* _DATA PROVIDED_
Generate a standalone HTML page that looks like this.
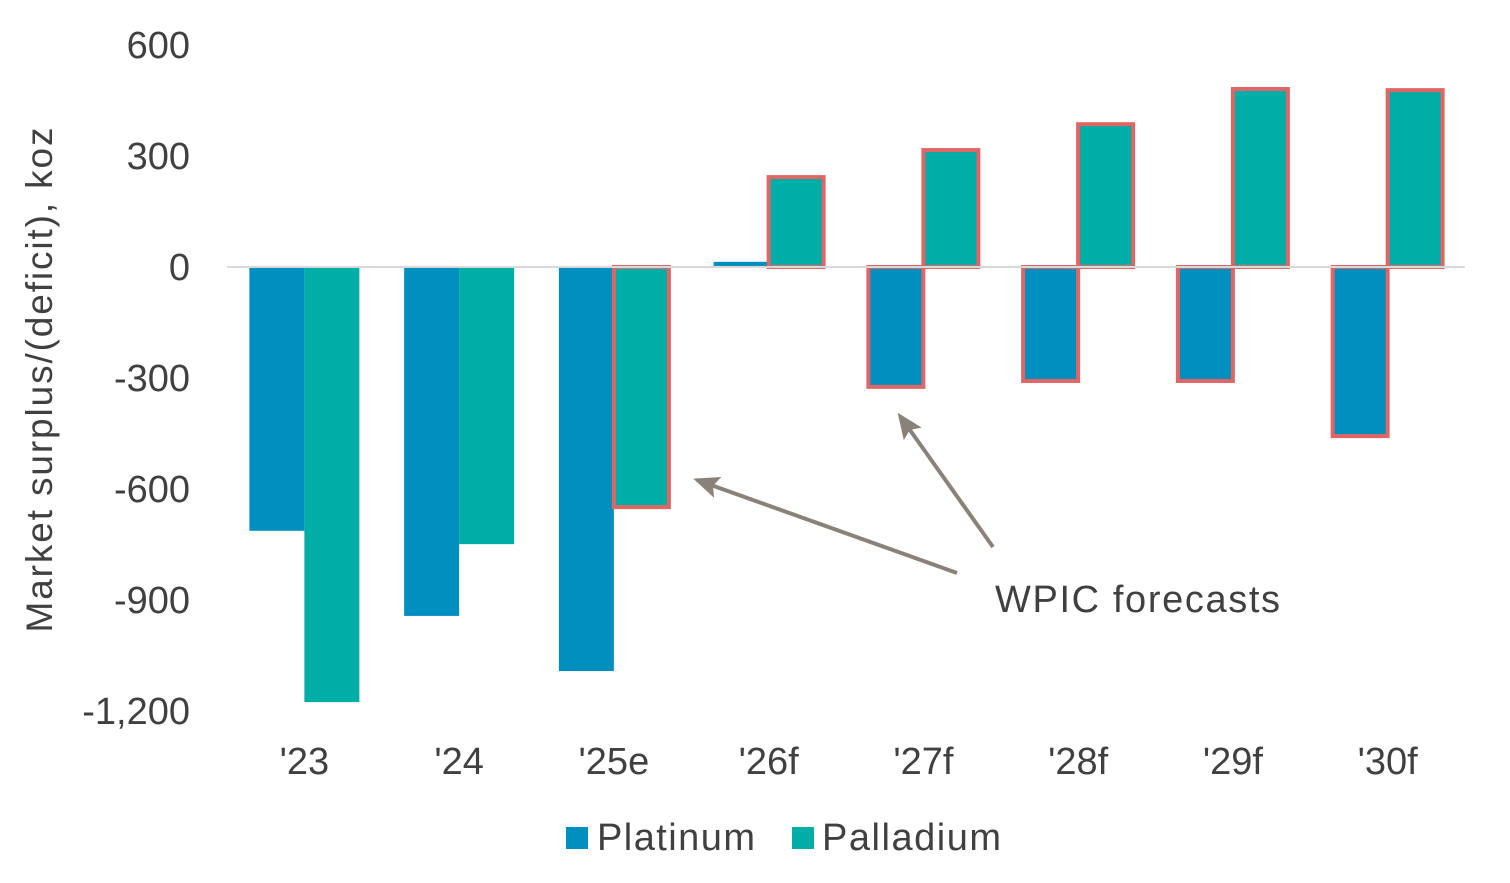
<!DOCTYPE html>
<html><head><meta charset="utf-8"><style>
body{margin:0;background:#fff}
svg{display:block;font-family:"Liberation Sans",Arial,sans-serif}
</style></head><body>
<svg id="c" width="1510" height="883">
<defs><marker id="ah" markerWidth="26" markerHeight="22" refX="22" refY="11" orient="auto" markerUnits="userSpaceOnUse" viewBox="0 0 26 22"><path d="M0,0 L26,11 L0,22 L5,11 Z" fill="#8a8279"/></marker></defs>
<text transform="translate(52,380) rotate(-90)" text-anchor="middle" font-size="37" textLength="505" fill="#404040">Market surplus/(deficit), koz</text>
<g id="bars"></g>
<line x1="227" x2="1465" y1="267" y2="267" stroke="#d9d9d9" stroke-width="2"/>
<g id="ticks"></g>
<line x1="957" y1="573" x2="697" y2="480" stroke="#8a8279" stroke-width="4" marker-end="url(#ah)"/>
<line x1="993" y1="547" x2="900" y2="416" stroke="#8a8279" stroke-width="4" marker-end="url(#ah)"/>
<text x="995" y="612" font-size="38" textLength="285" fill="#404040">WPIC forecasts</text>
<rect x="566" y="827" width="22" height="22" fill="#008fbe"/>
<text x="597" y="850" font-size="38" textLength="158" fill="#404040">Platinum</text>
<rect x="792" y="827" width="22" height="22" fill="#00aea8"/>
<text x="822" y="850" font-size="38" textLength="179" fill="#404040">Palladium</text>
</svg>
<script>
const categories=["'23","'24","'25e","'26f","'27f","'28f","'29f","'30f"];
const platinum=[-713,-943,-1092,14,-324,-308,-308,-457];
const palladium=[-1176,-749,-649,243,316,386,481,478];
const platOutlined=[0,0,0,0,1,1,1,1];
const pallOutlined=[0,0,1,1,1,1,1,1];
const yTicks=[600,300,0,-300,-600,-900,-1200];
const yTickLabels=["600","300","0","-300","-600","-900","-1,200"];
const NS="http://www.w3.org/2000/svg";
const y=v=>267-v*0.37;
const x0=227,step=154.75,bw=55;
const bars=document.getElementById('bars'),ticks=document.getElementById('ticks');
function mk(t,a,p){const e=document.createElementNS(NS,t);for(const k in a)e.setAttribute(k,a[k]);p.appendChild(e);return e;}
yTicks.forEach((v,i)=>{const t=mk('text',{x:190,y:y(v)+13,'text-anchor':'end','font-size':38,fill:'#404040'},ticks);t.textContent=yTickLabels[i];

});
categories.forEach((c,i)=>{const cx=x0+step*(i+0.5);
const t=mk('text',{x:cx,y:774,'text-anchor':'middle','font-size':38,fill:'#404040'},ticks);t.textContent=c;


[[platinum,platOutlined,'#008fbe',cx-bw,'platinum'],[palladium,pallOutlined,'#00aea8',cx,'palladium']].forEach(([s,o,col,bx,nm])=>{
const v=s[i];const top=Math.min(y(v),y(0)),h=Math.abs(y(v)-y(0));
const r=mk('rect',{x:bx,y:top,width:bw,height:h,fill:col},bars);
if(o[i]){r.setAttribute('stroke','#e06666');r.setAttribute('stroke-width','4');}

});});
</script>
</body></html>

* _WRITTEN TASK_
Copy the whole of the material above exactly, but not its images.

* _THE RESULT_
Generate a standalone HTML page that looks like this.
<!DOCTYPE html>
<html><head><meta charset="utf-8"><style>
body{margin:0;background:#fff}
svg{display:block;font-family:"Liberation Sans",Arial,sans-serif}
</style></head><body>
<svg id="c" width="1510" height="883">
<defs><marker id="ah" markerWidth="26" markerHeight="22" refX="22" refY="11" orient="auto" markerUnits="userSpaceOnUse" viewBox="0 0 26 22"><path d="M0,0 L26,11 L0,22 L5,11 Z" fill="#8a8279"/></marker></defs>
<text transform="translate(52,380) rotate(-90)" text-anchor="middle" font-size="37" textLength="505" fill="#404040">Market surplus/(deficit), koz</text>
<g id="bars"></g>
<line x1="227" x2="1465" y1="267" y2="267" stroke="#d9d9d9" stroke-width="2"/>
<g id="ticks"></g>
<line x1="957" y1="573" x2="697" y2="480" stroke="#8a8279" stroke-width="4" marker-end="url(#ah)"/>
<line x1="993" y1="547" x2="900" y2="416" stroke="#8a8279" stroke-width="4" marker-end="url(#ah)"/>
<text x="995" y="612" font-size="38" textLength="285" fill="#404040">WPIC forecasts</text>
<rect x="566" y="827" width="22" height="22" fill="#008fbe"/>
<text x="597" y="850" font-size="38" textLength="158" fill="#404040">Platinum</text>
<rect x="792" y="827" width="22" height="22" fill="#00aea8"/>
<text x="822" y="850" font-size="38" textLength="179" fill="#404040">Palladium</text>
</svg>
<script>
const categories=["'23","'24","'25e","'26f","'27f","'28f","'29f","'30f"];
const platinum=[-713,-943,-1092,14,-324,-308,-308,-457];
const palladium=[-1176,-749,-649,243,316,386,481,478];
const platOutlined=[0,0,0,0,1,1,1,1];
const pallOutlined=[0,0,1,1,1,1,1,1];
const yTicks=[600,300,0,-300,-600,-900,-1200];
const yTickLabels=["600","300","0","-300","-600","-900","-1,200"];
const NS="http://www.w3.org/2000/svg";
const y=v=>267-v*0.37;
const x0=227,step=154.75,bw=55;
const bars=document.getElementById('bars'),ticks=document.getElementById('ticks');
function mk(t,a,p){const e=document.createElementNS(NS,t);for(const k in a)e.setAttribute(k,a[k]);p.appendChild(e);return e;}
yTicks.forEach((v,i)=>{const t=mk('text',{x:190,y:y(v)+13,'text-anchor':'end','font-size':38,fill:'#404040'},ticks);t.textContent=yTickLabels[i];

});
categories.forEach((c,i)=>{const cx=x0+step*(i+0.5);
const t=mk('text',{x:cx,y:774,'text-anchor':'middle','font-size':38,fill:'#404040'},ticks);t.textContent=c;


[[platinum,platOutlined,'#008fbe',cx-bw,'platinum'],[palladium,pallOutlined,'#00aea8',cx,'palladium']].forEach(([s,o,col,bx,nm])=>{
const v=s[i];const top=Math.min(y(v),y(0)),h=Math.abs(y(v)-y(0));
const r=mk('rect',{x:bx,y:top,width:bw,height:h,fill:col},bars);
if(o[i]){r.setAttribute('stroke','#e06666');r.setAttribute('stroke-width','4');}

});});
</script>
</body></html>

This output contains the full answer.